The main component of this housing recession has been one of mutual decadence. With home sales dropping, home prices dropped afterward. The signals for now indicate the situation is not going to be improving for a long time. Existing home sales are off 15% since January and new home sales have been floored by 43% from the peak in mid-2005. Tacked on to this is the fact that the median home price for newly built houses tumbled at an 8.3% rate last month, the fastest decline since 1970 (37 years.) It was revealed earlier this week that median home prices in general were down 4% from August 2006. The current trends point to the first year-over-year decline in home prices since the Great Depression, an ominous sign indeed. Another three decade plus high is that of commodity prices, which now appear to be on their biggest rise since 1975. This poses a "contradictory" scenario, since it is assumed that eocnomoic growth contributes to inflation. However, inflation is probably more the result of loosened monetary policy, i.e. a Fed rate cut, more than economic growth. Now, more "30-ish" figures? Well, if you insist. Mortgage defaults greater for late payments greater than 60 days were up 30% in August. For anyone who hasn't been totally asleep at the wheel, this seems less than surprising. But as has been pointed out by various diarists, mortgage rates are set to adjust sharply upwards in the first few months of 2008, which should make the housing market even more depressed than it is now by forcing many into foreclosure.
Do you recall at the beginning of the year when "experts" were calling for a 1% decline in home prices for 2007? The crescendoed cries of a deepening housing recession point to at least a double-digit decline in home prices at this point. This is like a sharp pay cut to millions of Americans who used their home equity as disposable income, which is almost certain to be reflected in weak retail sales in the following months. Consumer spending rose 0.6% in August oddly enough, but personal income has grown more slowly now. The rise in spending came out despite lackluster retail numbers and a sharp drop in durable goods orders. We'll see how this turns out later on, as I expect quite a bit of revising somewhere in these numbers.
Interesting is this gradual progression toward negative forecasts, which may have come too late. Views that were once considered out of line are now in the consensus. The credit crunch in particular put the most bullish economists to a rigorous challenge.
Investment bank Goldman Sachs, for instance, has backtracked on its opinions about global growth, now saying that the housing crisis will very likely impact growth in Asia and Europe. This puts to rest the view that the global economy will "decouple" from the American economy, meaning it would have supposedly avoided the old adage, "If the US sneezes, the world catches a cold."

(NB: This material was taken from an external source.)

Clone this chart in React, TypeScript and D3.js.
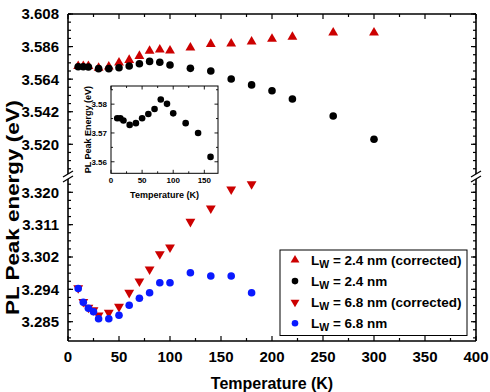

As of now, the American economy is acting like it has one wet match inside of a dark cave. In its endless search for the exits where the light may exist above ground, we stumble further. We become tired, frustrated, and so confused why our solutions don't seem to be working and so panic ensues. Its only reassurance is the flickering lantern it keeps by it side, sparking whenever the numbers seem cynically less than terrible or when there is an unexpected improvement. It is, however, summarized that the darkness outweighs the flickers of light.
The euro is posting its sharpest gains against the dollar in quite a long time. The last I checked (12:30 p.m.), the dollar was dropping at seemingly vertical rates and the US Dollar Index fell below 78, indeed an all-time low. The dollar's light strenghtening and oil's dip earlier this week has been rescinded. To receive 1 euro, you must pay a stark $1.424.* It was around this time last week when it was just $1.40. The year end forecast of $1.45 is looking extremely likely. Oil, meanwhile, is back above $83.**
As I mentioned last month, the latest GDP numbers show a sharp slow down in consumer spending, growing at a 1.4% annual rate in the second quarter. This was no different in the final GDP revision that came out yesterday, indeed the consumer spending component actually declined some from the previous estimate. What is particularly important to note is the fact that the second quarter was prior to the credit crunch that began in late July. In addition, the job growth numbers for June and July were terrible and came before the credit crunch froze the economy this summer. Now the third quarter has only two full days to go. The bulls are still calling for their 2% annual growth rate, but I contend that the weak jobs numbers for July and August (averaging only 30,000 in those two months) signal that the economy probably grew less than 1% this quarter.
From June to August, the average job growth was roughly 44,000, which, as I will show later, strongly predicts a recession. I haven't worked all the calculations yet, but from data going to back to at least 1969, anytime three month average job growth is below 50,000, a recession is imminent. There were no soft landings from 1969 to 2007 where the three month average job growth was less than 50,000. Again, I will show more later (probably once the September employment numbers come out to perhaps get a clearer picture) to demonstrate that a recession has been predicted by the employment numbers.
The employment numbers are often a card the bulls love to play to make the case for a strong economy, but now this same group seems to be backing off of it, instead rummaging for any "good" news whereever it may be found. In actuality, the "good" news is mainly just a lack of more bad news, yet.
In the meantime, they are just numbers in raw form, and it will not be known until a couple months for the general public to truly witness the enlarging impact (negative, that is) of the housing bust.
*As of around 3:00, this has been englarged to $1.4265.
**Again, as of 3:00, oil fell to around $82, but gold is at $750.